▶ **Input material**:
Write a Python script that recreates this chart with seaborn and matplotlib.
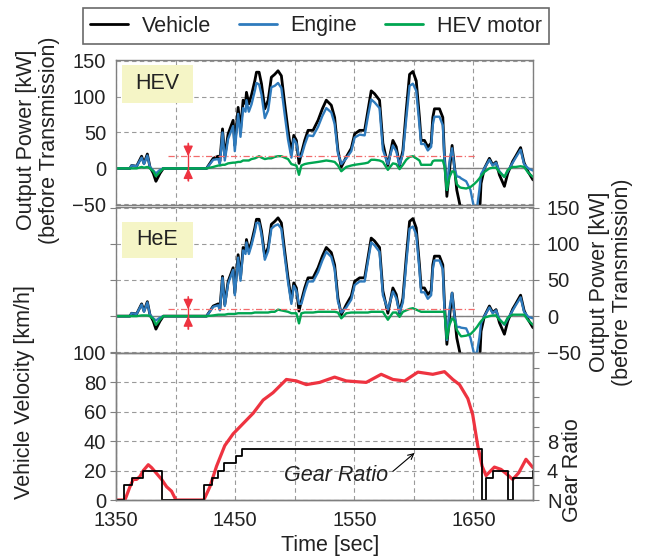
import matplotlib
matplotlib.use("Agg")
import matplotlib.pyplot as plt
import pandas as pd
import seaborn as sns
from matplotlib.lines import Line2D
from matplotlib.patches import Rectangle

# ---------------- data ----------------
time_s = [1350.0, 1361.7, 1363.1, 1367.3, 1371.5, 1373.5, 1376.3, 1378.5, 1381.3, 1383.5,
          1386.9, 1389.7, 1426.0, 1431.6, 1435.8, 1437.2, 1439.4, 1441.3, 1444.1, 1448.3,
          1449.7, 1452.5, 1454.5, 1456.7, 1458.7, 1459.5, 1461.5, 1463.7, 1466.5, 1467.9,
          1470.1, 1472.1, 1474.9, 1477.7, 1480.4, 1483.2, 1486.0, 1488.8, 1491.6, 1494.4,
          1497.2, 1499.2, 1501.4, 1503.6, 1505.6, 1508.4, 1511.2, 1515.4, 1519.6, 1523.2,
          1526.5, 1530.7, 1533.5, 1536.3, 1539.1, 1543.3, 1547.5, 1550.3, 1554.5, 1558.7,
          1561.5, 1564.2, 1567.0, 1571.2, 1574.0, 1578.2, 1582.4, 1585.2, 1588.0, 1590.8,
          1593.6, 1596.4, 1599.2, 1602.0, 1604.7, 1606.1, 1608.9, 1611.7, 1614.5, 1615.9,
          1617.3, 1621.5, 1624.3, 1625.7, 1627.7, 1629.9, 1632.1, 1634.1, 1636.0, 1638.3,
          1639.7, 1643.9, 1647.5, 1650.5, 1653.0, 1655.0, 1656.4, 1659.2, 1663.4, 1666.2,
          1669.0, 1671.8, 1676.0, 1678.8, 1683.0, 1685.5, 1689.6, 1692.5, 1696.0, 1700.0]

vehicle_kw = [0, 0, 4, 3, 17, 7, 20, 2, -7, -18,
              -7, 0, 0, 14, 17, 10, 55, 16, 48, 67,
              32, 85, 53, 95, 90, 106, 90, 102, 122, 134,
              134, 118, 83, 95, 127, 131, 136, 129, 90, 53,
              21, 46, 39, 7, 21, 39, 53, 53, 67, 83,
              95, 88, 71, 25, 2, 16, 28, 48, 53, 53,
              81, 108, 104, 95, 35, 4, 39, 30, 4, 25,
              81, 131, 135, 122, 71, 39, 39, 30, 35, 71,
              83, 83, 71, 16, -39, -2, 32, 2, -30, -48,
              -60, -75, -75, -75, -75, -70, -21, 0, 14, 5,
              9, -9, -25, -7, 10, 17, 29, 8, -5, -16]

engine_hev_kw = [0, 0, 4, 3, 15, 6, 18, 2, -3, -7,
                 -2, 0, 0, 12, 13, 6, 50, 11, 41, 59,
                 24, 76, 44, 84, 79, 95, 79, 89, 108, 119,
                 117, 103, 70, 81, 113, 115, 119, 112, 75, 40,
                 15, 41, 35, 16, 17, 33, 46, 45, 58, 73,
                 84, 78, 62, 21, 6, 14, 24, 43, 47, 46,
                 73, 96, 92, 84, 26, 6, 32, 24, 5, 20,
                 69, 115, 118, 108, 60, 34, 34, 25, 30, 61,
                 72, 72, 60, 13, -30, 10, 28, 0, -11, -12,
                 -14, -18, -30, -55, -55, -30, -8, 0, 12, 4,
                 8, -4, -12, -4, 8, 15, 26, 6, 0, -3]

motor_hev_kw = [0, 0, 0, 0, 2, 1, 2, 0, -4, -11,
                -5, 0, 0, 2, 4, 4, 5, 5, 7, 8,
                8, 9, 9, 11, 11, 11, 11, 13, 14, 15,
                17, 15, 13, 14, 14, 16, 17, 17, 15, 13,
                6, 5, 4, -9, 4, 6, 7, 8, 9, 10,
                11, 10, 9, 4, -4, 2, 4, 5, 6, 7,
                8, 12, 12, 11, 9, -2, 7, 6, -1, 5,
                12, 16, 17, 14, 11, 5, 5, 5, 5, 10,
                11, 11, 11, 3, -30, -12, -4, -5, -22, -26,
                -27, -28, -26, -22, -18, -14, -11, -5, 0, 1,
                1, -5, -12, -2, 2, 2, 3, 2, -6, -12]

engine_hee_kw = [0, 0, 4, 3, 16, 6, 19, 2, -3, -6,
                 -2, 0, 0, 13, 15, 8, 53, 14, 45, 64,
                 29, 81, 49, 91, 86, 102, 86, 98, 117, 129,
                 129, 113, 78, 90, 121, 125, 127, 121, 83, 47,
                 17, 42, 35, 17, 17, 34, 48, 48, 61, 77,
                 89, 82, 65, 20, 5, 12, 23, 43, 48, 48,
                 76, 102, 98, 89, 29, 9, 34, 25, 5, 19,
                 73, 121, 124, 113, 64, 33, 33, 24, 29, 65,
                 77, 77, 65, 10, -33, 10, 32, 0, -15, -15,
                 -16, -17, -30, -52, -50, -30, -10, 0, 12, 4,
                 8, -4, -12, -4, 8, 15, 26, 6, -1, -3]

motor_hee_kw = [0, 0, 0, 0, 1, 1, 1, 0, -4, -12,
                -5, 0, 0, 1, 2, 2, 2, 2, 3, 3,
                3, 4, 4, 4, 4, 4, 4, 4, 5, 5,
                5, 5, 5, 5, 6, 6, 9, 8, 7, 6,
                4, 4, 4, -10, 4, 5, 5, 5, 6, 6,
                6, 6, 6, 5, -3, 4, 5, 5, 5, 5,
                5, 6, 6, 6, 6, -5, 5, 5, -1, 6,
                8, 10, 11, 9, 7, 6, 6, 6, 6, 6,
                6, 6, 6, 6, -31, -12, -3, -6, -19, -25,
                -28, -27, -25, -20, -15, -10, -7, -2, 0, 1,
                1, -5, -11, -2, 2, 2, 2, 2, -6, -12]

velocity_time_s = [1350, 1357.5, 1361.7, 1364.5, 1367.3, 1370.1, 1372.9, 1377.1, 1379.9, 1384.1,
                   1388.3, 1392.5, 1396.6, 1400.3, 1423.7, 1428.8, 1434.4, 1441.3, 1448.3, 1456.7,
                   1465.1, 1473.5, 1481.8, 1493.0, 1501.4, 1509.8, 1520.9, 1533.5, 1543.3, 1560.0,
                   1572.6, 1582.4, 1592.2, 1603.4, 1615.9, 1625.7, 1632.7, 1638.3, 1645.3, 1649.4,
                   1653.6, 1657.3, 1660.6, 1667.6, 1673.2, 1678.8, 1683.0, 1688.0, 1694.1, 1700.0]
velocity_kmh = [0, 0, 9, 14, 14, 16, 20, 24, 22, 18,
                14, 9, 6, 0, 0, 9, 23, 37, 45, 52,
                59, 68, 73, 82, 81, 78.5, 80, 83.6, 81, 80,
                85.5, 82, 81, 87, 85.5, 87.3, 82, 78.5, 69, 58,
                37, 23, 16.6, 22.4, 20.8, 17, 14, 18.5, 27.7, 22]

gear_time_s = [1350, 1356.7, 1363.1, 1372.9, 1388.3, 1423.7, 1430.2, 1435.8, 1440.5, 1451.1,
               1456.1, 1657.3, 1660.6, 1666.2, 1678.8, 1683.0, 1700]
gear_number = [0, 2, 3, 4, 0, 2, 3, 4, 5, 6,
               7, 0, 3, 4, 0, 3, 4]

panel_names = ["HEV", "HeE"]
motor_limit_kw = [17, 9.3]
motor_limit_span_s = [1394, 1652]
series_labels = ["Vehicle", "Engine", "HEV motor"]
x_ticks = [1350, 1400, 1450, 1500, 1550, 1600, 1650, 1700]
x_tick_labels = ["1350", "", "1450", "", "1550", "", "1650", ""]
power_ticks = [-50, 0, 50, 100, 150]
velocity_ticks = [0, 20, 40, 60, 80, 100]
gear_ticks = [0, 4, 8]
gear_tick_labels = ["N", "4", "8"]
gear_minor_ticks = [2, 6, 10, 12, 14, 16, 18]

# ---------------- style ----------------
sns.set_style("white")
plt.rcParams["font.family"] = ["Liberation Sans", "DejaVu Sans"]
TXT = "#222222"
SPINE = "#7f7f7f"
C_VEH, C_ENG, C_MOT, C_RED = "black", "#2f7bbd", "#00a651", "#ee3340"
FS_T = 14.5
FS_L = 15.5

W, H = 646, 557
fig = plt.figure(figsize=(W / 100, H / 100), dpi=100)


def fx(px):
    return px / W


def fy(py):
    return 1 - py / H


left, right = 116, 533
ax1 = fig.add_axes([fx(left), fy(205), fx(right - left), (205 - 60) / H])
ax2 = fig.add_axes([fx(left), fy(353), fx(right - left), (353 - 207) / H])
ax3 = fig.add_axes([fx(left), fy(500), fx(right - left), (500 - 353) / H])


def style_axes(ax):
    for s in ax.spines.values():
        s.set_color(SPINE)
        s.set_linewidth(1.0)
    ax.grid(True, which="major", ls=(0, (4, 3)), color="#9a9a9a", lw=0.8)
    ax.set_axisbelow(True)
    ax.tick_params(axis="both", direction="out", length=4, width=0.8, color=SPINE,
                   labelsize=FS_T, labelcolor=TXT, pad=3)
    ax.set_xlim(1350, 1700)
    ax.set_xticks(x_ticks)
    ax.set_xlabel("")
    ax.set_ylabel("")


arrow_pairs = [((35, 17), (-17, 0)), ((27, 9.3), (-18, 0))]
box_specs = [(65, 102.7, 60, 145), (221.7, 258.3, 207, 146)]

for i, (ax, eng, mot) in enumerate([(ax1, engine_hev_kw, motor_hev_kw),
                                     (ax2, engine_hee_kw, motor_hee_kw)]):
    df = pd.DataFrame({"t": time_s, "veh": vehicle_kw, "eng": eng, "mot": mot})
    ax.axhline(0, color="#808080", lw=1.0, zorder=1)
    sns.lineplot(data=df, x="t", y="veh", ax=ax, color=C_VEH, lw=2.0, estimator=None, sort=False)
    sns.lineplot(data=df, x="t", y="eng", ax=ax, color=C_ENG, lw=1.7, estimator=None, sort=False)
    sns.lineplot(data=df, x="t", y="mot", ax=ax, color=C_MOT, lw=1.7, estimator=None, sort=False)
    style_axes(ax)
    ax.set_ylim(-51, 151)
    ax.set_yticks(power_ticks)
    ax.tick_params(axis="x", bottom=False, labelbottom=False)
    # motor limit reference
    ax.hlines(motor_limit_kw[i], motor_limit_span_s[0], motor_limit_span_s[1],
              colors="#f26b6b", lw=0.9, linestyles=(0, (5, 2, 1, 2)), zorder=2)
    (a0, a1), (b0, b1) = arrow_pairs[i]
    ax.vlines(1410.6, b0, a0, colors=C_RED, lw=1.0, zorder=5)
    for y0, y1 in [(a0, a1), (b0, b1)]:
        ax.annotate("", xy=(1410.6, y1), xytext=(1410.6, y0),
                    arrowprops=dict(arrowstyle="-|>,head_length=0.6,head_width=0.28",
                                    color=C_RED, lw=1.0, shrinkA=0, shrinkB=0),
                    zorder=5)
    # label box
    top, bot, ptop, ph = box_specs[i]
    y_hi = 1 - (top - ptop) / ph
    y_lo = 1 - (bot - ptop) / ph
    x_lo = (121.7 - left) / (right - left)
    x_w = 71 / (right - left)
    ax.add_patch(Rectangle((x_lo, y_lo), x_w, y_hi - y_lo, transform=ax.transAxes,
                           facecolor="#f5f5c6", edgecolor="none", zorder=3))
    ax.text(x_lo + x_w / 2, (y_lo + y_hi) / 2, panel_names[i], transform=ax.transAxes,
            ha="center", va="center", fontsize=15.5, color=TXT, zorder=4)

ax2.tick_params(axis="y", left=True, right=True, labelleft=False, labelright=True, pad=6)

# ---------------- velocity / gear panel ----------------
vdf = pd.DataFrame({"t": velocity_time_s, "v": velocity_kmh})
sns.lineplot(data=vdf, x="t", y="v", ax=ax3, color=C_RED, lw=2.3, estimator=None, sort=False)
style_axes(ax3)
ax3.set_ylim(0, 100)
ax3.set_yticks(velocity_ticks)
ax3.set_xticklabels(x_tick_labels)
ax3.tick_params(axis="x", pad=4)

ax3g = ax3.twinx()
gdf = pd.DataFrame({"t": gear_time_s, "g": gear_number})
sns.lineplot(data=gdf, x="t", y="g", ax=ax3g, color="black", lw=1.3, estimator=None,
             sort=False, drawstyle="steps-post")
ax3g.set_ylim(0, 20)
ax3g.set_xlim(1350, 1700)
ax3g.set_ylabel("")
ax3g.set_yticks(gear_ticks)
ax3g.set_yticklabels(gear_tick_labels)
ax3g.set_yticks(gear_minor_ticks, minor=True)
ax3g.tick_params(axis="y", which="both", direction="out", length=4, width=0.8, color=SPINE,
                 labelsize=FS_T, labelcolor=TXT, pad=6)
ax3g.grid(False)
for s in ax3g.spines.values():
    s.set_color(SPINE)
    s.set_linewidth(1.0)

ax3g.text(1534.9, 3.3, "Gear Ratio", ha="center", va="center", fontsize=15.5,
          style="italic", color=TXT)
ax3g.annotate("", xy=(1600.6, 6.4), xytext=(1582.4, 3.9),
              arrowprops=dict(arrowstyle="->", color="black", lw=0.8,
                              shrinkA=0, shrinkB=0))

# ---------------- labels ----------------
fig.text(fx(38), fy(140), "Output Power [kW]\n(before Transmission)", rotation=90,
         ha="center", va="center", fontsize=FS_L, color=TXT, linespacing=1.15)
fig.text(fx(611), fy(282), "Output Power [kW]\n(before Transmission)", rotation=90,
         ha="center", va="center", fontsize=FS_L, color=TXT, linespacing=1.15)
fig.text(fx(25), fy(392), "Vehicle Velocity [km/h]", rotation=90,
         ha="center", va="center", fontsize=FS_L, color=TXT)
fig.text(fx(573), fy(470), "Gear Ratio", rotation=90,
         ha="center", va="center", fontsize=FS_L, color=TXT)
fig.text(fx(330), fy(546), "Time [sec]", ha="center", va="center",
         fontsize=FS_L, color=TXT)

# ---------------- legend ----------------
handles = [Line2D([], [], color=C_VEH, lw=2.0),
           Line2D([], [], color=C_ENG, lw=2.0),
           Line2D([], [], color=C_MOT, lw=2.0)]
leg = fig.legend(handles, series_labels, loc="center", ncol=3,
                 bbox_to_anchor=(fx(316), fy(26)), frameon=True, fancybox=False,
                 fontsize=FS_L, handlelength=1.75, handletextpad=0.65,
                 columnspacing=1.3, borderpad=0.35, borderaxespad=0)
leg.get_frame().set_edgecolor("#444444")
leg.get_frame().set_linewidth(1.2)
for t in leg.get_texts():
    t.set_color(TXT)

fig.savefig("out.png", dpi=100)
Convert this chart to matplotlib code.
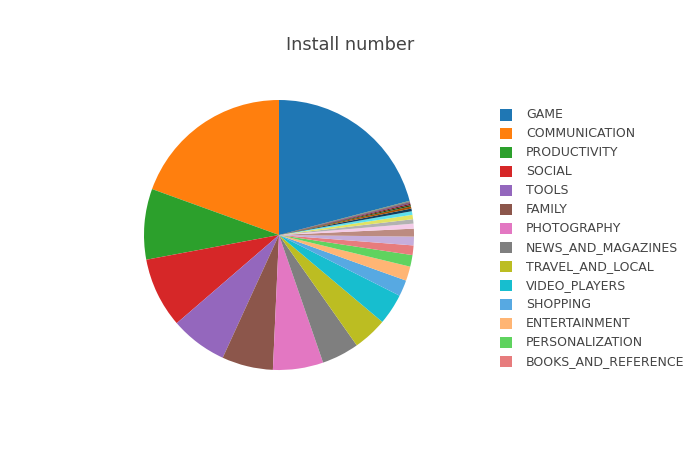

▶ **Stated exercise**: From the opening line of the listing above through the line bearing "9, -9, -25, -7, 10, 17, 29, 8, -5, -16]", repeat each line exactly. Drop every picture.

▶ **Written reply**:
Write a Python script that recreates this chart with seaborn and matplotlib.
import matplotlib
matplotlib.use("Agg")
import matplotlib.pyplot as plt
import pandas as pd
import seaborn as sns
from matplotlib.lines import Line2D
from matplotlib.patches import Rectangle

# ---------------- data ----------------
time_s = [1350.0, 1361.7, 1363.1, 1367.3, 1371.5, 1373.5, 1376.3, 1378.5, 1381.3, 1383.5,
          1386.9, 1389.7, 1426.0, 1431.6, 1435.8, 1437.2, 1439.4, 1441.3, 1444.1, 1448.3,
          1449.7, 1452.5, 1454.5, 1456.7, 1458.7, 1459.5, 1461.5, 1463.7, 1466.5, 1467.9,
          1470.1, 1472.1, 1474.9, 1477.7, 1480.4, 1483.2, 1486.0, 1488.8, 1491.6, 1494.4,
          1497.2, 1499.2, 1501.4, 1503.6, 1505.6, 1508.4, 1511.2, 1515.4, 1519.6, 1523.2,
          1526.5, 1530.7, 1533.5, 1536.3, 1539.1, 1543.3, 1547.5, 1550.3, 1554.5, 1558.7,
          1561.5, 1564.2, 1567.0, 1571.2, 1574.0, 1578.2, 1582.4, 1585.2, 1588.0, 1590.8,
          1593.6, 1596.4, 1599.2, 1602.0, 1604.7, 1606.1, 1608.9, 1611.7, 1614.5, 1615.9,
          1617.3, 1621.5, 1624.3, 1625.7, 1627.7, 1629.9, 1632.1, 1634.1, 1636.0, 1638.3,
          1639.7, 1643.9, 1647.5, 1650.5, 1653.0, 1655.0, 1656.4, 1659.2, 1663.4, 1666.2,
          1669.0, 1671.8, 1676.0, 1678.8, 1683.0, 1685.5, 1689.6, 1692.5, 1696.0, 1700.0]

vehicle_kw = [0, 0, 4, 3, 17, 7, 20, 2, -7, -18,
              -7, 0, 0, 14, 17, 10, 55, 16, 48, 67,
              32, 85, 53, 95, 90, 106, 90, 102, 122, 134,
              134, 118, 83, 95, 127, 131, 136, 129, 90, 53,
              21, 46, 39, 7, 21, 39, 53, 53, 67, 83,
              95, 88, 71, 25, 2, 16, 28, 48, 53, 53,
              81, 108, 104, 95, 35, 4, 39, 30, 4, 25,
              81, 131, 135, 122, 71, 39, 39, 30, 35, 71,
              83, 83, 71, 16, -39, -2, 32, 2, -30, -48,
              -60, -75, -75, -75, -75, -70, -21, 0, 14, 5,
              9, -9, -25, -7, 10, 17, 29, 8, -5, -16]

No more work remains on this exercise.